Autre caractéristique : la prédominance accordée aux qualités personnelles du candidat à l'embauche sur ses diplômes, qui va de pair avec un investissement considérable en formation. Depuis le début, quelque 32 000 candidats ont été reçus en entretien et testés en situation lors d'assessment centers. Aptitudes recherchées ? Le sens de l'initiative, le goût du travail en équipe et l'envie d'apprendre, plutôt que les compétences techniques ou l'expérience professionnelle. Résultat : les deux tiers des team members sont d'anciens chômeurs ou salariés en situation précaire, et 90 % n'avaient jamais mis les pieds dans une usine. Derrière, l'effort de formation est colossal : de 400 à 1 000 heures, validées par un CQP de la métallurgie.

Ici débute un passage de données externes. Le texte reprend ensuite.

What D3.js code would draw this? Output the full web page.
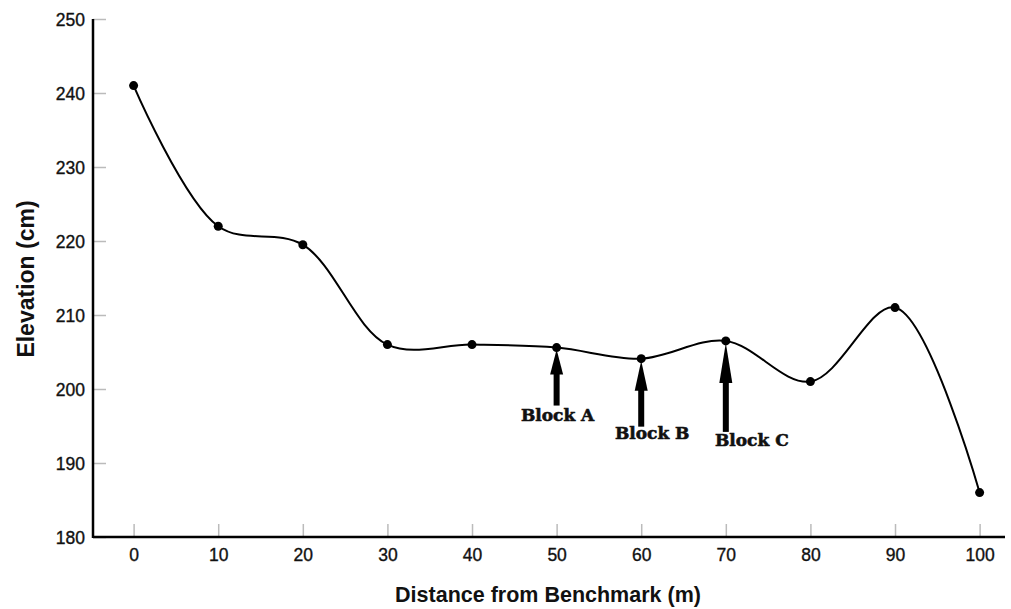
<!DOCTYPE html>
<html>
<head>
<meta charset="utf-8">
<script src="https://cdn.jsdelivr.net/npm/d3@7"></script>
<style>
  body { margin: 0; background: #fff; }
  .tick text { font-family: "Liberation Sans", Arial, sans-serif; font-size: 17.5px; fill: #111; stroke: #111; stroke-width: 0.35px; }
  .title { font-family: "Liberation Sans", Arial, sans-serif; font-size: 21.5px; font-weight: bold; fill: #111; }
  .block { font-family: "DejaVu Serif", serif; font-size: 17px; font-weight: bold; fill: #111; stroke: #111; stroke-width: 0.6px; }
</style>
</head>
<body>
<div class="container"></div>
<script>
const distances = [0, 10, 20, 30, 40, 50, 60, 70, 80, 90, 100];
const elevations = [241, 222, 219.5, 206, 206, 205.6, 204.1, 206.5, 201, 211, 186];
const yTicks = [180, 190, 200, 210, 220, 230, 240, 250];
const blockLabels = ["Block A", "Block B", "Block C"];
const blockDistances = [50, 60, 70];

const width = 1011;
const height = 609;
const margin = {top: 19, right: 6, bottom: 72, left: 93};

const svg = d3.select(".container").append("svg").attr("width", width).attr("height", height);

const x = d3.scaleLinear().domain([-4.8, 103]).range([margin.left, width - margin.right]);
const y = d3.scaleLinear().domain([180, 250]).range([height - margin.bottom, margin.top]);

// x axis
const xAxis = svg.append("g")
    .attr("transform", `translate(0,${y(180)})`)
    .call(d3.axisBottom(x).tickValues(distances).tickSize(-13).tickPadding(9).tickFormat(d3.format("d")));
xAxis.select(".domain").remove();
xAxis.selectAll(".tick line").attr("stroke", "#bbb").attr("stroke-width", 1.5);
xAxis.selectAll(".tick text").attr("dy", "0.85em");

// y axis
const yAxis = svg.append("g")
    .attr("transform", `translate(${margin.left},0)`)
    .call(d3.axisLeft(y).tickValues(yTicks).tickSize(-13).tickPadding(8));
yAxis.select(".domain").remove();
yAxis.selectAll(".tick line").attr("stroke", "#bbb").attr("stroke-width", 1.5);
yAxis.selectAll(".tick text").attr("dy", "0.35em");

// axis lines
svg.append("line")
    .attr("x1", margin.left).attr("x2", width - margin.right)
    .attr("y1", y(180)).attr("y2", y(180))
    .attr("stroke", "#000").attr("stroke-width", 2.5);
svg.append("line")
    .attr("x1", margin.left).attr("x2", margin.left)
    .attr("y1", y(250)).attr("y2", y(180) + 1)
    .attr("stroke", "#000").attr("stroke-width", 2.5);

// curve
const pts = distances.map((d, i) => ({d: d, e: elevations[i]}));
const line = d3.line()
    .x(p => x(p.d))
    .y(p => y(p.e))
    .curve(d3.curveCatmullRom.alpha(0.5));

svg.append("path")
    .datum(pts)
    .attr("d", line)
    .attr("fill", "none")
    .attr("stroke", "#000")
    .attr("stroke-width", 2);

svg.append("g").selectAll("circle")
    .data(pts)
    .enter().append("circle")
      .attr("cx", p => x(p.d))
      .attr("cy", p => y(p.e))
      .attr("r", 4.5)
      .attr("fill", "#000");

// block arrows
const arrowLen = [56, 66, 89];
const headLen = [25, 30, 40];
const labelDrop = [73, 80, 105];
const labelShift = [1, 11, 26];
blockLabels.forEach((label, i) => {
  const d = blockDistances[i];
  const e = elevations[distances.indexOf(d)];
  const tx = x(d);
  const ty = y(e) + 2;
  const by = ty + arrowLen[i];
  svg.append("rect")
      .attr("x", tx - 3).attr("y", ty + headLen[i] - 2)
      .attr("width", 6).attr("height", by - ty - headLen[i] + 2)
      .attr("fill", "#000");
  svg.append("path")
      .attr("d", `M${tx},${ty} L${tx - 6.5},${ty + headLen[i]} L${tx + 6.5},${ty + headLen[i]} Z`)
      .attr("fill", "#000");
  svg.append("text")
      .attr("class", "block")
      .attr("x", tx + labelShift[i])
      .attr("y", y(e) + labelDrop[i])
      .attr("text-anchor", "middle")
      .text(label);
});

// titles
svg.append("text")
    .attr("class", "title")
    .attr("x", 548).attr("y", 602)
    .attr("text-anchor", "middle")
    .text("Distance from Benchmark (m)");
svg.append("text")
    .attr("class", "title")
    .style("font-size", "23px")
    .attr("transform", `translate(34,279) rotate(-90)`)
    .attr("text-anchor", "middle")
    .text("Elevation (cm)");
</script>
</body>
</html>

Élément clé du fameux « toyotisme » : l'implication et la responsabilisation des opérateurs sur le fonctionnement de l'usine, l'innovation et la qualité. Les informations essentielles au suivi de la production sont disponibles sur de grands panneaux lumineux disséminés un peu partout dans les ateliers. Chaque opérateur est invité à faire des suggestions pour améliorer le processus de production, dont les meilleures sont primées tous les mois et entrent en ligne de compte dans la politique de promotion. Dès lors qu'il constate un dysfonctionnement, il peut également stopper à tout moment la chaîne sur laquelle il travaille en actionnant une corde à portée de main pour obtenir l'intervention de son chef d'équipe, et si nécessaire arrêter la production. De leur côté, le P-DG, le directeur d'usine et l'encadrement technique ne rechignent pas à se rendre dans les ateliers pour y constater de visu les difficultés rencontrées et contribuer à les résoudre. Objectif ? Remédier aux problèmes le plus en amont possible, sur le terrain, pour éviter les retouches, les rebuts ou, pis, les réclamations des clients.

Dernier atout : un intéressement à la performance de l'usine extrêmement motivant pour les hommes de production. Fondée sur des indicateurs industriels (et non financiers) très concrets – respect du plan de production, qualité des véhicules et sécurité du travail –, la prime, dont le montant est strictement identique pour tous les salariés, représente une somme de près de deux mois de salaire pour les opérateurs. De surcroît, elle est abondée à 100 % par l'employeur lorsqu'elle est investie sur le plan d'épargne d'entreprise.

Rien de révolutionnaire en apparence. Toyota Onnaing n'a résolu ni la question du taylorisme (l'expérience Volvo des équipes autonomes et de l'enrichissement du travail a fait long feu) ni celle de la pénibilité des tâches. Mais force est de constater que l'équipe franco-japonaise qui dirige l'usine a mis en place un package managérial terriblement efficace dont feraient bien de s'inspirer nombre de firmes industrielles hexagonales au fonctionnement pyramidal, à l'organisation cloisonnée, à la communication peu transparente et à la politique RH focalisée sur le recrutement des jeunes diplômés et la gestion des cadres à haut potentiel.